● Prompt: Begin at the line with "Write the TikZ code for this diagram." and output every line through the end of the records, exactly as given. Omit pictures.

● Extracted material:
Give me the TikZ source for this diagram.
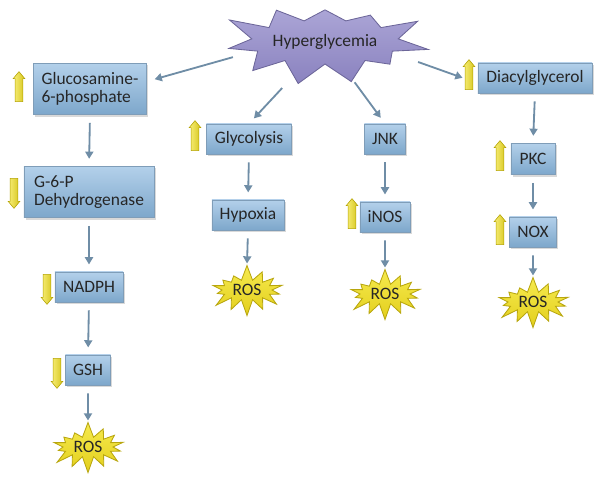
\documentclass[tikz,border=0pt]{standalone}
\usepackage{fontspec}
\setmainfont{Carlito}
\usetikzlibrary{shapes.symbols,shapes.arrows,arrows.meta,shadows}
\definecolor{boxtop}{HTML}{B3D0EA}
\definecolor{boxbot}{HTML}{7DA7CB}
\definecolor{boxline}{HTML}{7F9DB8}
\definecolor{linkcol}{HTML}{6F8DA6}
\definecolor{hyptop}{HTML}{ABA5D6}
\definecolor{hypbot}{HTML}{8A82BF}
\definecolor{hypline}{HTML}{6C6699}
\definecolor{rostop}{HTML}{F6EA4E}
\definecolor{rosbot}{HTML}{E3CF1C}
\definecolor{rosline}{HTML}{B8A60E}
\definecolor{upleft}{HTML}{F8F07A}
\definecolor{upright}{HTML}{D6C41C}
\definecolor{upline}{HTML}{B3A200}

\begin{document}
\begin{tikzpicture}[x=0.025cm,y=-0.025cm]
\tikzstyle{every node}+=[font=\fontsize{12.4}{13}\selectfont, text=black!85]
\tikzstyle{box}=[draw=boxline, line width=0.5pt, top color=boxtop, bottom color=boxbot, inner sep=0pt, minimum height=0.75cm, align=left, drop shadow={opacity=0.3, shadow xshift=0.04cm, shadow yshift=-0.05cm}]
\tikzstyle{burst}=[starburst, inner sep=0pt, line width=0.6pt]
\tikzstyle{ros}=[burst, starburst points=14, starburst point height=0.4cm, random starburst=7, minimum width=2.05cm, minimum height=1.3cm, draw=rosline, top color=rostop, bottom color=rosbot]
\tikzstyle{updown}=[single arrow, draw=upline, line width=0.4pt, left color=upleft, right color=upright, inner sep=0.09cm, minimum height=0.75cm, minimum width=0.29cm, single arrow head extend=0.05cm, single arrow tip angle=80]
\tikzstyle{up}=[updown, shape border rotate=90]
\tikzstyle{down}=[updown, shape border rotate=270]
\tikzstyle{link}=[draw=linkcol, line width=1.3pt, -{Triangle[length=0.18cm,width=0.2cm]}, shorten <=0.2cm, shorten >=0.18cm]
\useasboundingbox (0,0) rectangle (601,480);
\node [burst, starburst points=11, starburst point height=0.8cm, random starburst=3, minimum width=3.6cm, minimum height=2.7cm, draw=hypline, top color=hyptop, bottom color=hypbot] (hyper) at (325,42) {Hyperglycemia};
\node [box, minimum width=2.83cm, minimum height=1.28cm] (glu) at (90,89) {Glucosamine-\\6-phosphate};
\node [box, minimum width=3.25cm, minimum height=1.28cm] (g6p) at (89,192) {G-6-P\\Dehydrogenase};
\node [box, minimum width=1.7cm] (nadph) at (89,287) {NADPH};
\node [box, minimum width=1.13cm] (gsh) at (88,370) {GSH};
\node [box, minimum width=2.13cm] (gly) at (249,139) {Glycolysis};
\node [box, minimum width=1.8cm] (hyp) at (248,215) {Hypoxia};
\node [box, minimum width=1.03cm] (jnk) at (385,139) {JNK};
\node [box, minimum width=1.25cm] (inos) at (385,217) {iNOS};
\node [box, minimum width=2.85cm] (dag) at (535,78) {Diacylglycerol};
\node [box, minimum width=1.1cm, minimum height=0.78cm] (pkc) at (533,159) {PKC};
\node [box, minimum width=1.18cm] (nox) at (533,232) {NOX};
\node [ros] (ros1) at (88,447) {ROS};
\node [ros] (ros2) at (247,290) {ROS};
\node [ros] (ros3) at (385,294) {ROS};
\node [ros] (ros4) at (533,302) {ROS};
\node [up] (glu-up) at (19,89) {};
\node [down] (g6p-dn) at (14,191) {};
\node [down] (nadph-dn) at (47,287) {};
\node [down] (gsh-dn) at (57,371) {};
\node [up] (gly-up) at (195,138) {};
\node [up] (inos-up) at (352,216) {};
\node [up] (dag-up) at (469,77) {};
\node [up] (pkc-up) at (500,158) {};
\node [up] (nox-up) at (500,232) {};
\draw [link, shorten <=2.39cm, shorten >=0.2cm] ([yshift=0.27cm]hyper.center) -- ([yshift=0.19cm]glu.east);
\draw [link, shorten <=1.57cm] (hyper.center) -- (gly.north);
\draw [link, shorten <=1.25cm] (hyper.center) -- (jnk.north);
\draw [link, shorten <=2.47cm, shorten >=0.4cm] ([yshift=0.33cm]hyper.center) -- ([yshift=-0.13cm]dag.west);
\draw [link] (glu.south) -- (g6p.north);
\draw [link] (g6p.south) -- (nadph.north);
\draw [link] (nadph.south) -- (gsh.north);
\draw [link, shorten >=0.02cm] (gsh.south) -- (ros1.north);
\draw [link] (gly.south) -- (hyp.north);
\draw [link, shorten >=0.02cm] (hyp.south) -- (ros2.north);
\draw [link] (jnk.south) -- (inos.north);
\draw [link, shorten >=0.02cm] (inos.south) -- (ros3.north);
\draw [link] (dag.south) -- (pkc.north);
\draw [link] (pkc.south) -- (nox.north);
\draw [link, shorten >=0.02cm] (nox.south) -- (ros4.north);
\end{tikzpicture}
\end{document}
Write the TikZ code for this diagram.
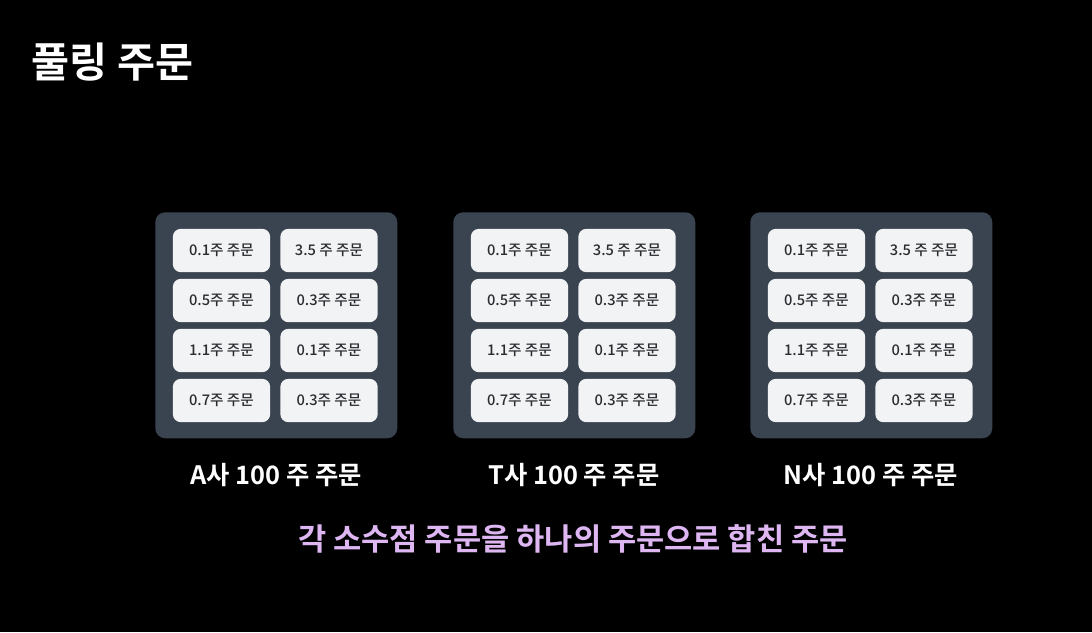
\documentclass[tikz,border=0pt]{standalone}
\usepackage{fontspec}
\setmainfont{Noto Sans CJK KR}[BoldFont={Noto Sans CJK KR Bold}]
\newfontfamily\medfont{Noto Sans CJK KR Medium}
\definecolor{panelc}{HTML}{3A4350}
\definecolor{cellc}{HTML}{F2F3F5}
\definecolor{celltext}{HTML}{2A2C30}
\definecolor{purp}{HTML}{DDB6F2}
\tikzset{
  panel/.style={fill=panelc, rounded corners=7.5pt, minimum width=181.5pt, minimum height=169.5pt, inner sep=0pt},
  cell/.style={fill=cellc, rounded corners=6pt, minimum width=73pt, minimum height=32.5pt, inner sep=0pt, text=celltext, font=\medfont\fontsize{11}{13}\selectfont},
  lbl/.style={text=white, font=\fontsize{19}{22}\selectfont\bfseries},
}
\begin{document}
\begin{tikzpicture}[x=0.75pt,y=-0.75pt]
\useasboundingbox[fill=black] (0,0) rectangle (1092,632);
\node[anchor=west, text=white, font=\fontsize{31}{36}\selectfont\bfseries] (title) at (27,62) {풀링 주문};
\foreach \px/\nm in {155/A, 453/T, 750/N} {
  \node[panel, anchor=north west] (p\nm) at (\px,212) {};
  \node[cell] (\nm11) at (\px+66.5,250.5) {0.1주 주문};
  \node[cell] (\nm12) at (\px+174,250.5) {3.5 주 주문};
  \node[cell] (\nm21) at (\px+66.5,300.5) {0.5주 주문};
  \node[cell] (\nm22) at (\px+174,300.5) {0.3주 주문};
  \node[cell] (\nm31) at (\px+66.5,350.5) {1.1주 주문};
  \node[cell] (\nm32) at (\px+174,350.5) {0.1주 주문};
  \node[cell] (\nm41) at (\px+66.5,400.5) {0.7주 주문};
  \node[cell] (\nm42) at (\px+174,400.5) {0.3주 주문};
  \node[lbl] (l\nm) at (\px+121,475) {\nm{}사 100 주 주문};
}
\node[text=purp, font=\fontsize{23}{27}\selectfont\bfseries] (sub) at (573,539) {각 소수점 주문을 하나의 주문으로 합친 주문};
\end{tikzpicture}
\end{document}
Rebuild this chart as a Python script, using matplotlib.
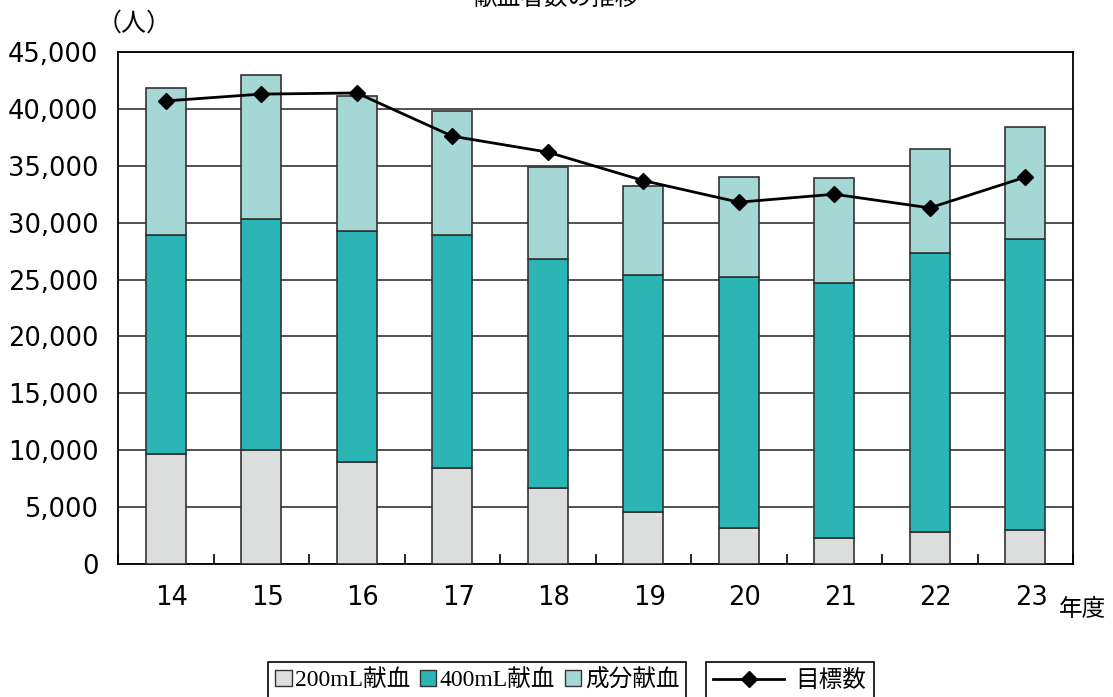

● Written response:
Write the TikZ code for this diagram.
\documentclass[tikz,border=0pt]{standalone}
\usepackage{fontspec}
\setmainfont{Noto Sans CJK KR}[BoldFont={Noto Sans CJK KR Bold}]
\newfontfamily\medfont{Noto Sans CJK KR Medium}
\definecolor{panelc}{HTML}{3A4350}
\definecolor{cellc}{HTML}{F2F3F5}
\definecolor{celltext}{HTML}{2A2C30}
\definecolor{purp}{HTML}{DDB6F2}
\tikzset{
  panel/.style={fill=panelc, rounded corners=7.5pt, minimum width=181.5pt, minimum height=169.5pt, inner sep=0pt},
  cell/.style={fill=cellc, rounded corners=6pt, minimum width=73pt, minimum height=32.5pt, inner sep=0pt, text=celltext, font=\medfont\fontsize{11}{13}\selectfont},
  lbl/.style={text=white, font=\fontsize{19}{22}\selectfont\bfseries},
}
\begin{document}
\begin{tikzpicture}[x=0.75pt,y=-0.75pt]
\useasboundingbox[fill=black] (0,0) rectangle (1092,632);
\node[anchor=west, text=white, font=\fontsize{31}{36}\selectfont\bfseries] (title) at (27,62) {풀링 주문};
\foreach \px/\nm in {155/A, 453/T, 750/N} {
  \node[panel, anchor=north west] (p\nm) at (\px,212) {};
  \node[cell] (\nm11) at (\px+66.5,250.5) {0.1주 주문};
  \node[cell] (\nm12) at (\px+174,250.5) {3.5 주 주문};
  \node[cell] (\nm21) at (\px+66.5,300.5) {0.5주 주문};
  \node[cell] (\nm22) at (\px+174,300.5) {0.3주 주문};
  \node[cell] (\nm31) at (\px+66.5,350.5) {1.1주 주문};
  \node[cell] (\nm32) at (\px+174,350.5) {0.1주 주문};
  \node[cell] (\nm41) at (\px+66.5,400.5) {0.7주 주문};
  \node[cell] (\nm42) at (\px+174,400.5) {0.3주 주문};
  \node[lbl] (l\nm) at (\px+121,475) {\nm{}사 100 주 주문};
}
\node[text=purp, font=\fontsize{23}{27}\selectfont\bfseries] (sub) at (573,539) {각 소수점 주문을 하나의 주문으로 합친 주문};
\end{tikzpicture}
\end{document}
Rebuild this chart as a Python script, using matplotlib.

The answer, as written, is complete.